スクウェア・エニックスは3月末まで、精密機器大手のオムロンと共同で人工知能(AI)を活用し、やる気を引き出すという一風変わった実証実験を実施している。実験では、オムロンが開発した卓球ロボットにスクエニのAIを搭載。AIがわざと厳しく攻撃したり、打ち返しやすい球を返したりする。ロボットが人を観察しながら“アメとムチ”を使い分けることで、やる気を引き出して練習の効果を高めるという。
AI技術の発展でロボットなど、個々の機械は飛躍的に精密に制御できるようになった。ロボットが人と一緒に作業するなどの社会実装を目指すためには、人を理解して協調性を高めるAIの開発が求められる。

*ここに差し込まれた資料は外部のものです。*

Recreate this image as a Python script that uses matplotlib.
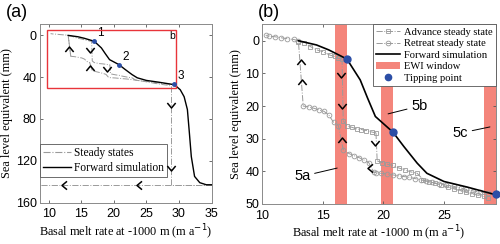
import numpy as np
import matplotlib
matplotlib.use("Agg")
import matplotlib.pyplot as plt
from matplotlib.patches import Rectangle, Patch
from matplotlib.lines import Line2D

plt.rcParams['font.family'] = ['Liberation Sans', 'DejaVu Sans']
serif = ['Liberation Serif', 'DejaVu Serif']

# --- forward simulation (full run, panel a) ---
fwd_x = [13.0, 14.5, 15.5, 17.0, 18.1, 18.7, 19.35, 20.8, 21.7, 22.8, 23.6, 25.0, 26.9, 29.3,
         30.2, 30.8, 31.3, 31.6, 31.9, 32.4, 33.2, 34.2, 35.0]
fwd_y = [0.0, 1.3, 2.8, 5.6, 12.0, 17.5, 23.2, 28.0, 32.4, 37.5, 40.6, 43.1, 44.8, 47.2,
         52.0, 58.7, 71.0, 93.0, 116.0, 135.0, 141.0, 143.0, 143.0]

# --- steady states, advance branch (squares) ---
adv_x = [13.0, 13.5, 14.0, 14.5, 15.0, 15.6, 16.0, 16.3, 16.6,
         16.7, 17.0, 17.4, 17.8, 18.2, 18.6, 19.1, 19.4,
         19.5, 19.9, 20.3, 20.8, 21.3, 21.8, 22.3, 22.8, 23.3, 23.8, 24.3,
         24.8, 25.3, 25.8, 26.3, 26.8, 27.3, 27.8, 28.3, 28.6]
adv_y = [0.3, 0.6, 1.8, 2.8, 3.3, 4.4, 4.8, 5.4, 5.5,
         24.5, 26.0, 26.5, 27.0, 27.2, 27.5, 28.0, 28.2,
         36.8, 37.3, 37.8, 38.2, 39.0, 39.6, 40.2, 40.6, 42.6, 43.2, 43.7,
         44.2, 44.8, 45.3, 45.9, 46.4, 46.9, 47.3, 47.7, 48.2]

# --- steady states, retreat branch (circles) ---
ret_x = [28.6, 28.0, 27.4, 26.8, 26.4, 25.8, 25.2, 24.6, 24.0, 23.5, 23.1, 22.6, 22.1,
         21.7, 21.3, 20.8, 20.3, 19.8, 19.4, 19.2,
         18.8, 18.4, 18.0, 17.6, 17.2, 16.7,
         16.3, 15.9, 15.5, 15.1, 14.7, 14.3, 13.9, 13.4,
         13.0, 12.6, 12.1, 11.6, 11.1, 10.6, 10.3]
ret_y = [46.7, 46.4, 46.0, 45.5, 45.1, 44.6, 44.2, 43.8, 43.4, 43.0, 42.6, 42.2, 41.8,
         41.6, 41.4, 41.1, 40.8, 40.6, 40.4, 40.2,
         37.3, 36.5, 35.8, 35.2, 34.6, 33.4,
         26.0, 25.0, 22.7, 21.6, 21.2, 20.7, 20.3, 20.0,
         0.0, -0.4, -0.6, -0.9, -1.2, -1.4, -1.7]

# panel (a) extra steady-state segments
drop_x = [28.8, 28.8, 35.0]
drop_y = [48.2, 143.0, 143.0]
low_x = [35.0, 8.6]
low_y = [143.0, 143.0]

# tipping points
tip_x = [17.0, 20.8, 29.3]
tip_y = [5.6, 28.0, 47.0]
tip_lab = ['1', '2', '3']

# EWI windows (x start, x end)
ewi = [(16.05, 17.0), (19.8, 20.8), (28.35, 29.3)]

# chevrons showing direction of the branches
chev_a = {'^': [(13.1, 12.7), (16.3, 31.0)],
          'v': [(16.3, 13.6), (19.0, 31.7), (28.8, 66.7), (28.8, 127.0)],
          '<': [(12.3, 143.0), (23.8, 143.0)]}
chev_b = {'^': [(13.2, 6.4), (13.3, 12.5), (16.6, 30.4)],
          'v': [(16.5, 10.5), (16.6, 20.0), (19.3, 31.4)],
          '<': [(18.9, 39.0)]}

gray = '#9a9a9a'
blue = '#2b4ea6'
salmon = '#f4857b'

shapes = {'^': [(-1, -0.6), (0, 0.6), (1, -0.6)],
          'v': [(-1, 0.6), (0, -0.6), (1, 0.6)],
          '<': [(0.6, -1), (-0.6, 0), (0.6, 1)]}


def draw_chevrons(ax, chev):
    for k, pts in chev.items():
        xs = [p[0] for p in pts]
        ys = [p[1] for p in pts]
        ax.plot(xs, ys, ls='none', marker=shapes[k], ms=6, mfc='none',
                mec='black', mew=1.1, zorder=6)


def style(ax):
    ax.tick_params(direction='in', top=True, right=True, labelsize=9,
                   length=2.5, width=0.6, color='#555555', pad=2)
    ax.tick_params(axis='x', pad=4)
    for s in ax.spines.values():
        s.set_color('#8a8a8a')
        s.set_linewidth(0.7)


fig = plt.figure(figsize=(5.0, 2.44), dpi=100)

# ---------------- panel (a) ----------------
ax1 = fig.add_axes([0.079, 0.17, 0.344, 0.732])
ax1.plot(adv_x, adv_y, color=gray, ls='-.', lw=0.7)
ax1.plot(ret_x, ret_y, color=gray, ls='-.', lw=0.7)
ax1.plot(drop_x, drop_y, color=gray, ls='-.', lw=0.7)
ax1.plot(low_x, low_y, color=gray, ls='-.', lw=0.7)
ax1.plot([ret_x[25], ret_x[26]], [ret_y[25], ret_y[26]], color=gray, ls='-.', lw=0.7)
ax1.plot([ret_x[33], ret_x[34]], [ret_y[33], ret_y[34]], color=gray, ls='-.', lw=0.7)
ax1.plot(fwd_x, fwd_y, color='black', lw=1.0)
ax1.plot(tip_x, tip_y, 'o', color=blue, ms=2.5, zorder=7)
for x, y, t in zip(tip_x, tip_y, tip_lab):
    ax1.text(x + 0.5, y - 2, t, fontsize=8.5, ha='left', va='bottom')
draw_chevrons(ax1, chev_a)
ax1.add_patch(Rectangle((9.7, -5), 29.5 - 9.7, 55, fill=False, ec='#e8343a', lw=1.0, zorder=5))
ax1.text(28.9, 0.5, 'b', fontsize=7.5, ha='center', va='center')
ax1.set_xlim(8.6, 35)
ax1.set_ylim(160, -11)
ax1.set_xticks([10, 15, 20, 25, 30, 35])
ax1.set_yticks([0, 40, 80, 120, 160])
style(ax1)
ax1.set_xlabel('Basal melt rate at -1000 m (m a$^{-1}$)', family=serif, fontsize=8.8, labelpad=2)
ax1.set_ylabel('Sea level equivalent (mm)', family=serif, fontsize=8.8, labelpad=2)
h1 = [Line2D([], [], color=gray, ls='-.', lw=0.8),
      Line2D([], [], color='black', lw=1.0)]
leg1 = ax1.legend(h1, ['Steady states', 'Forward simulation'], loc='lower left',
                  bbox_to_anchor=(0.005, 0.145), prop={'family': serif, 'size': 8.3},
                  fancybox=False, framealpha=1, edgecolor='#555555', borderaxespad=0,
                  handlelength=2.4, borderpad=0.25, labelspacing=0.25, handletextpad=0.3)
leg1.get_frame().set_linewidth(0.6)
fig.text(0.012, 0.985, '(a)', fontsize=13, ha='left', va='top')

# ---------------- panel (b) ----------------
ax2 = fig.add_axes([0.524, 0.164, 0.468, 0.736])
for x0, x1 in ewi:
    ax2.axvspan(x0, x1, color=salmon, lw=0, zorder=1)
ax2.plot(adv_x[:9], adv_y[:9], color=gray, ls='-.', lw=0.7, marker='s', ms=3.2, mfc='none', mew=0.6, zorder=3)
ax2.plot(adv_x[8:10], adv_y[8:10], color=gray, ls='-.', lw=0.7, zorder=3)
ax2.plot(adv_x[9:17], adv_y[9:17], color=gray, ls='-.', lw=0.7, marker='s', ms=3.2, mfc='none', mew=0.6, zorder=3)
ax2.plot(adv_x[16:18], adv_y[16:18], color=gray, ls='-.', lw=0.7, zorder=3)
ax2.plot(adv_x[17:], adv_y[17:], color=gray, ls='-.', lw=0.7, marker='s', ms=3.2, mfc='none', mew=0.6, zorder=3)
ax2.plot(ret_x, ret_y, color=gray, ls='-.', lw=0.7, marker='o', ms=3.4, mfc='none', mew=0.6, zorder=3)
ax2.plot(fwd_x[:14], fwd_y[:14], color='black', lw=1.2, zorder=4)
ax2.plot(tip_x, tip_y, 'o', color=blue, ms=5, zorder=7, clip_on=False)
draw_chevrons(ax2, chev_b)
ax2.annotate('5a', xy=(16.2, 39.0), xytext=(14.0, 41.5), fontsize=10.5, ha='right', va='center',
             arrowprops=dict(arrowstyle='-', lw=0.7, color='black', shrinkA=1, shrinkB=0))
ax2.annotate('5b', xy=(20.4, 22.4), xytext=(22.3, 20.0), fontsize=10.5, ha='left', va='center',
             arrowprops=dict(arrowstyle='-', lw=0.7, color='black', shrinkA=1, shrinkB=0))
ax2.annotate('5c', xy=(28.8, 26.4), xytext=(27.0, 28.3), fontsize=10.5, ha='right', va='center',
             arrowprops=dict(arrowstyle='-', lw=0.7, color='black', shrinkA=1, shrinkB=0))
ax2.set_xlim(10, 29.3)
ax2.set_ylim(50, -5)
ax2.set_xticks([10, 15, 20, 25])
ax2.set_yticks([0, 10, 20, 30, 40, 50])
style(ax2)
ax2.set_xlabel('Basal melt rate at -1000 m (m a$^{-1}$)', family=serif, fontsize=8.8, labelpad=2)
ax2.set_ylabel('Sea level equivalent (mm)', family=serif, fontsize=8.8, labelpad=2)
h2 = [Line2D([], [], color=gray, ls='-.', lw=0.7, marker='s', ms=3.2, mfc='none', mew=0.6),
      Line2D([], [], color=gray, ls='-.', lw=0.7, marker='o', ms=3.4, mfc='none', mew=0.6),
      Line2D([], [], color='black', lw=1.2),
      Patch(color=salmon, lw=0),
      Line2D([], [], ls='none', marker='o', color=blue, ms=4.5)]
leg2 = ax2.legend(h2, ['Advance steady state', 'Retreat steady state', 'Forward simulation',
                       'EWI window', 'Tipping point'], loc='upper right',
                  prop={'family': serif, 'size': 7.6}, fancybox=False, framealpha=1,
                  edgecolor='#555555', handlelength=2.3, borderpad=0.3,
                  labelspacing=0.2, handletextpad=0.4, borderaxespad=0.0)
leg2.get_frame().set_linewidth(0.6)
fig.text(0.515, 0.985, '(b)', fontsize=13, ha='left', va='top')

fig.savefig('out.png', dpi=100)
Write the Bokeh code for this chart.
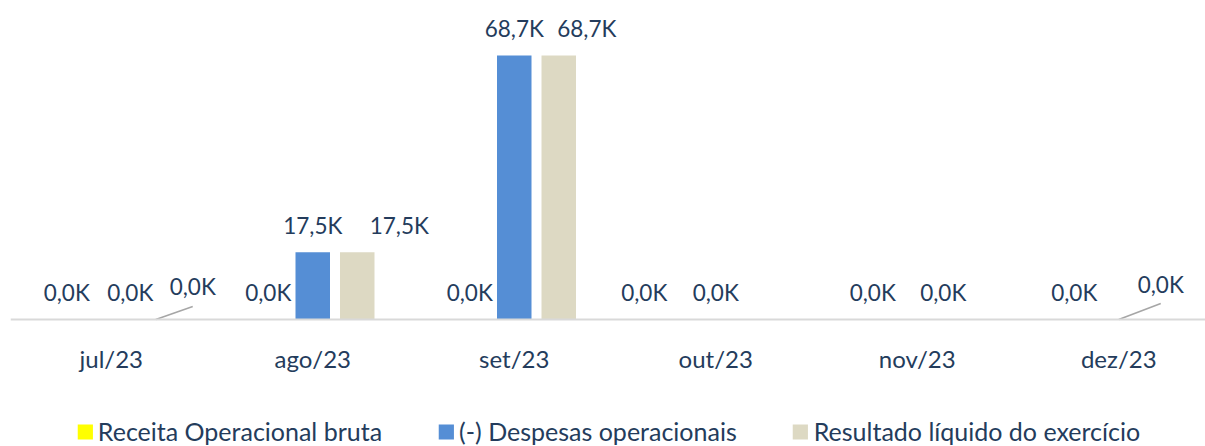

スクエニの三宅陽一郎リードAIリサーチャーは「AIは人と共存する現実が苦手。一方、ゲーム産業は一人のユーザーを深く理解し、楽しませることを続けてきた」と話す。
スクエニは自動の接客サービスなどで実用化を目指す。将来的にはスマートシティーなど、多数のAIが複合的に運用される仕組みで、全体を最適化する監督の役割を果たすAIの開発につなげる。
こうした仕組みは、ゲームですでに取り入れられている。スクエニの人気ロールプレイングゲーム(RPG)「ファイナルファンタジー15」では、仲間キャラクターがプレイヤーが倒そうとしている敵をあえて倒さないなど、AIでゲームの爽快感や難易度を調整している。